• _Data lines_:

..............................

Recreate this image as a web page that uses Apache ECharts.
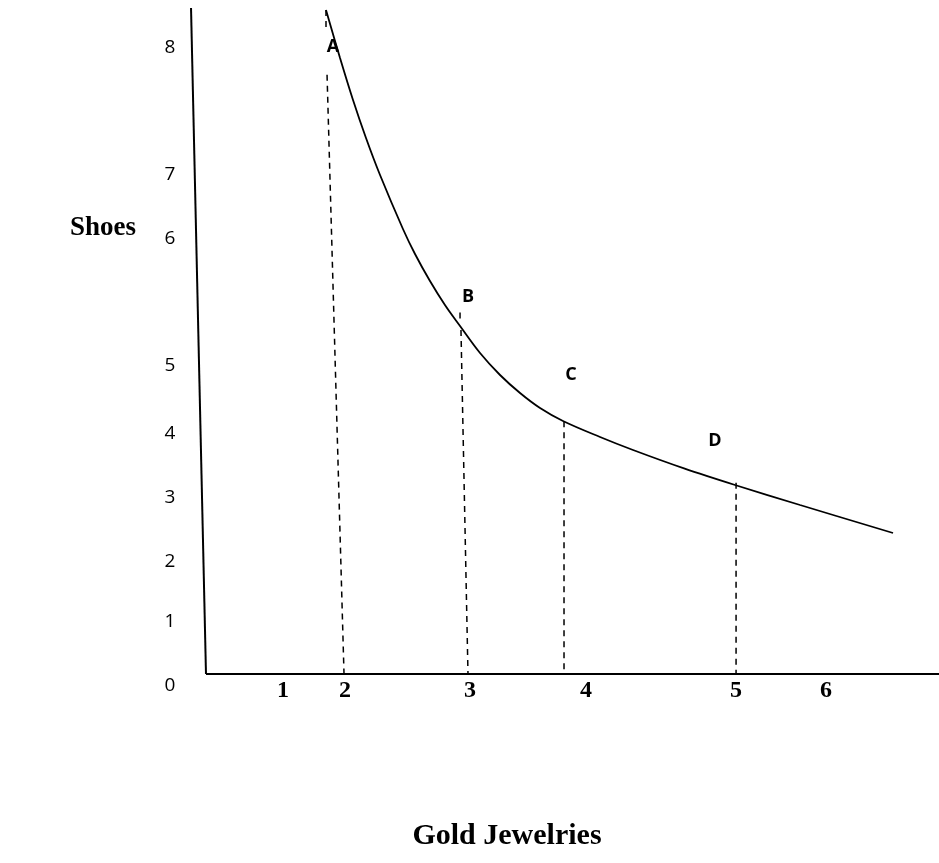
<!DOCTYPE html>
<html>
<head>
<meta charset="utf-8">
<style>html,body{margin:0;padding:0;background:#fff}#c{width:939px;height:863px}</style>
<script src="https://cdn.jsdelivr.net/npm/echarts@6/dist/echarts.min.js"></script>
</head>
<body>
<div id="c"></div>
<script>
// Indifference curve (Gold Jewelries on x, Shoes on y), in drawing units
var curveX = [1.146, 1.280, 1.404, 1.528, 1.662, 1.881, 1.996, 2.139, 2.282, 2.426, 2.617, 2.808, 2.999, 3.190, 3.409, 3.763, 4.078, 4.565, 5.052, 5.673, 6.561];
var curveY = [8.30, 7.70, 7.175, 6.70, 6.2375, 5.5625, 5.25, 4.9125, 4.6125, 4.35, 4.0125, 3.7375, 3.5125, 3.325, 3.1625, 2.9625, 2.80, 2.57, 2.3625, 2.1125, 1.7625];

// Points on the curve
var pointNames = ['A', 'B', 'C', 'D'];
var pointLabelX = [1.213, 2.502, 3.486, 4.861];
var pointLabelY = [7.84, 4.71, 3.74, 2.91];

// Dashed drop lines: [x1, y1, x2, y2]
var dropA = [1.156, 7.49, 1.318, 0];
var dropATop = [1.146, 8.3, 1.146, 8.05];
var dropB = [2.435, 4.30, 2.502, 0];
var dropBTop = [2.426, 4.52, 2.426, 4.42];
var dropC = [3.419, 3.16, 3.419, 0];
var dropD = [5.062, 2.39, 5.062, 0];

// Hand-drawn axes
var yAxisLine = [-0.143, 8.325, 0, 0];
var xAxisLine = [0, 0, 7, 0];

// Tick labels (irregularly placed in the original)
var yTickLabels = ['8', '7', '6', '5', '4', '3', '2', '1', '0'];
var yTickAt = [7.825, 6.24, 5.44, 3.85, 3.01, 2.21, 1.41, 0.65, -0.15];
var yTickX = -0.344;
var xTickLabels = ['1', '2', '3', '4', '5', '6'];
var xTickAt = [0.735, 1.327, 2.521, 3.629, 5.062, 5.921];
var xTickY = -0.21;

var xTitle = 'Gold Jewelries';
var yTitle = 'Shoes';

function seg(a) { return [[a[0], a[1]], [a[2], a[3]]]; }
function lineSeries(a, dashed, w) {
  return {
    type: 'line', data: seg(a), showSymbol: false, silent: true, clip: false,
    lineStyle: { color: '#000', width: w, type: dashed ? [6, 5] : 'solid' },
    animation: false
  };
}
function labelSeries(names, xs, ys, font) {
  return {
    type: 'scatter', symbolSize: 0, clip: false, animation: false, silent: true,
    itemStyle: { opacity: 1 },
    data: names.map(function (n, i) {
      return { name: n, value: [Array.isArray(xs) ? xs[i] : xs, Array.isArray(ys) ? ys[i] : ys] };
    }),
    label: Object.assign({ show: true, position: 'inside', formatter: '{b}', color: '#000', opacity: 1 }, font)
  };
}

var series = [];
series.push(lineSeries(yAxisLine, false, 2));
series.push(lineSeries(xAxisLine, false, 2));
[dropA, dropATop, dropB, dropBTop, dropC, dropD].forEach(function (d) { series.push(lineSeries(d, true, 1.5)); });
series.push({
  type: 'line', smooth: 0.35, showSymbol: false, clip: false, animation: false,
  data: curveX.map(function (x, i) { return [x, curveY[i]]; }),
  lineStyle: { color: '#000', width: 1.8 }
});
series.push(labelSeries(pointNames, pointLabelX, pointLabelY,
  { fontFamily: 'Open Sans', fontWeight: 'bold', fontSize: 18 }));
series.push(labelSeries(yTickLabels, yTickX, yTickAt,
  { fontFamily: 'Open Sans', fontSize: 19 }));
series.push(labelSeries(xTickLabels, xTickAt, xTickY,
  { fontFamily: 'Liberation Serif', fontWeight: 'bold', fontSize: 24 }));

var chart = echarts.init(document.getElementById('c'), null, { renderer: 'canvas' });
chart.setOption({
  backgroundColor: '#fff',
  animation: false,
  grid: { left: 7.04, right: 0, top: 2, bottom: 149, containLabel: false },
  xAxis: { type: 'value', min: -1.9, max: 7, show: false },
  yAxis: { type: 'value', min: -0.5, max: 8.4, show: false },
  graphic: [
    { type: 'text', style: { text: yTitle, font: 'bold 27px "Liberation Serif"', fill: '#000', textAlign: 'center', textVerticalAlign: 'middle', x: 103, y: 228 } },
    { type: 'text', style: { text: xTitle, font: 'bold 30px "Liberation Serif"', fill: '#000', textAlign: 'center', textVerticalAlign: 'middle', x: 507, y: 836 } }
  ],
  series: series
});
</script>
</body>
</html>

..............................

• _Short problem_: Write the material out again exactly as it appears, dropping the pictures.

• _Task output_:
Recreate this image as a web page that uses Apache ECharts.
<!DOCTYPE html>
<html>
<head>
<meta charset="utf-8">
<style>html,body{margin:0;padding:0;background:#fff}#c{width:939px;height:863px}</style>
<script src="https://cdn.jsdelivr.net/npm/echarts@6/dist/echarts.min.js"></script>
</head>
<body>
<div id="c"></div>
<script>
// Indifference curve (Gold Jewelries on x, Shoes on y), in drawing units
var curveX = [1.146, 1.280, 1.404, 1.528, 1.662, 1.881, 1.996, 2.139, 2.282, 2.426, 2.617, 2.808, 2.999, 3.190, 3.409, 3.763, 4.078, 4.565, 5.052, 5.673, 6.561];
var curveY = [8.30, 7.70, 7.175, 6.70, 6.2375, 5.5625, 5.25, 4.9125, 4.6125, 4.35, 4.0125, 3.7375, 3.5125, 3.325, 3.1625, 2.9625, 2.80, 2.57, 2.3625, 2.1125, 1.7625];

// Points on the curve
var pointNames = ['A', 'B', 'C', 'D'];
var pointLabelX = [1.213, 2.502, 3.486, 4.861];
var pointLabelY = [7.84, 4.71, 3.74, 2.91];

// Dashed drop lines: [x1, y1, x2, y2]
var dropA = [1.156, 7.49, 1.318, 0];
var dropATop = [1.146, 8.3, 1.146, 8.05];
var dropB = [2.435, 4.30, 2.502, 0];
var dropBTop = [2.426, 4.52, 2.426, 4.42];
var dropC = [3.419, 3.16, 3.419, 0];
var dropD = [5.062, 2.39, 5.062, 0];

// Hand-drawn axes
var yAxisLine = [-0.143, 8.325, 0, 0];
var xAxisLine = [0, 0, 7, 0];

// Tick labels (irregularly placed in the original)
var yTickLabels = ['8', '7', '6', '5', '4', '3', '2', '1', '0'];
var yTickAt = [7.825, 6.24, 5.44, 3.85, 3.01, 2.21, 1.41, 0.65, -0.15];
var yTickX = -0.344;
var xTickLabels = ['1', '2', '3', '4', '5', '6'];
var xTickAt = [0.735, 1.327, 2.521, 3.629, 5.062, 5.921];
var xTickY = -0.21;

var xTitle = 'Gold Jewelries';
var yTitle = 'Shoes';

function seg(a) { return [[a[0], a[1]], [a[2], a[3]]]; }
function lineSeries(a, dashed, w) {
  return {
    type: 'line', data: seg(a), showSymbol: false, silent: true, clip: false,
    lineStyle: { color: '#000', width: w, type: dashed ? [6, 5] : 'solid' },
    animation: false
  };
}
function labelSeries(names, xs, ys, font) {
  return {
    type: 'scatter', symbolSize: 0, clip: false, animation: false, silent: true,
    itemStyle: { opacity: 1 },
    data: names.map(function (n, i) {
      return { name: n, value: [Array.isArray(xs) ? xs[i] : xs, Array.isArray(ys) ? ys[i] : ys] };
    }),
    label: Object.assign({ show: true, position: 'inside', formatter: '{b}', color: '#000', opacity: 1 }, font)
  };
}

var series = [];
series.push(lineSeries(yAxisLine, false, 2));
series.push(lineSeries(xAxisLine, false, 2));
[dropA, dropATop, dropB, dropBTop, dropC, dropD].forEach(function (d) { series.push(lineSeries(d, true, 1.5)); });
series.push({
  type: 'line', smooth: 0.35, showSymbol: false, clip: false, animation: false,
  data: curveX.map(function (x, i) { return [x, curveY[i]]; }),
  lineStyle: { color: '#000', width: 1.8 }
});
series.push(labelSeries(pointNames, pointLabelX, pointLabelY,
  { fontFamily: 'Open Sans', fontWeight: 'bold', fontSize: 18 }));
series.push(labelSeries(yTickLabels, yTickX, yTickAt,
  { fontFamily: 'Open Sans', fontSize: 19 }));
series.push(labelSeries(xTickLabels, xTickAt, xTickY,
  { fontFamily: 'Liberation Serif', fontWeight: 'bold', fontSize: 24 }));

var chart = echarts.init(document.getElementById('c'), null, { renderer: 'canvas' });
chart.setOption({
  backgroundColor: '#fff',
  animation: false,
  grid: { left: 7.04, right: 0, top: 2, bottom: 149, containLabel: false },
  xAxis: { type: 'value', min: -1.9, max: 7, show: false },
  yAxis: { type: 'value', min: -0.5, max: 8.4, show: false },
  graphic: [
    { type: 'text', style: { text: yTitle, font: 'bold 27px "Liberation Serif"', fill: '#000', textAlign: 'center', textVerticalAlign: 'middle', x: 103, y: 228 } },
    { type: 'text', style: { text: xTitle, font: 'bold 30px "Liberation Serif"', fill: '#000', textAlign: 'center', textVerticalAlign: 'middle', x: 507, y: 836 } }
  ],
  series: series
});
</script>
</body>
</html>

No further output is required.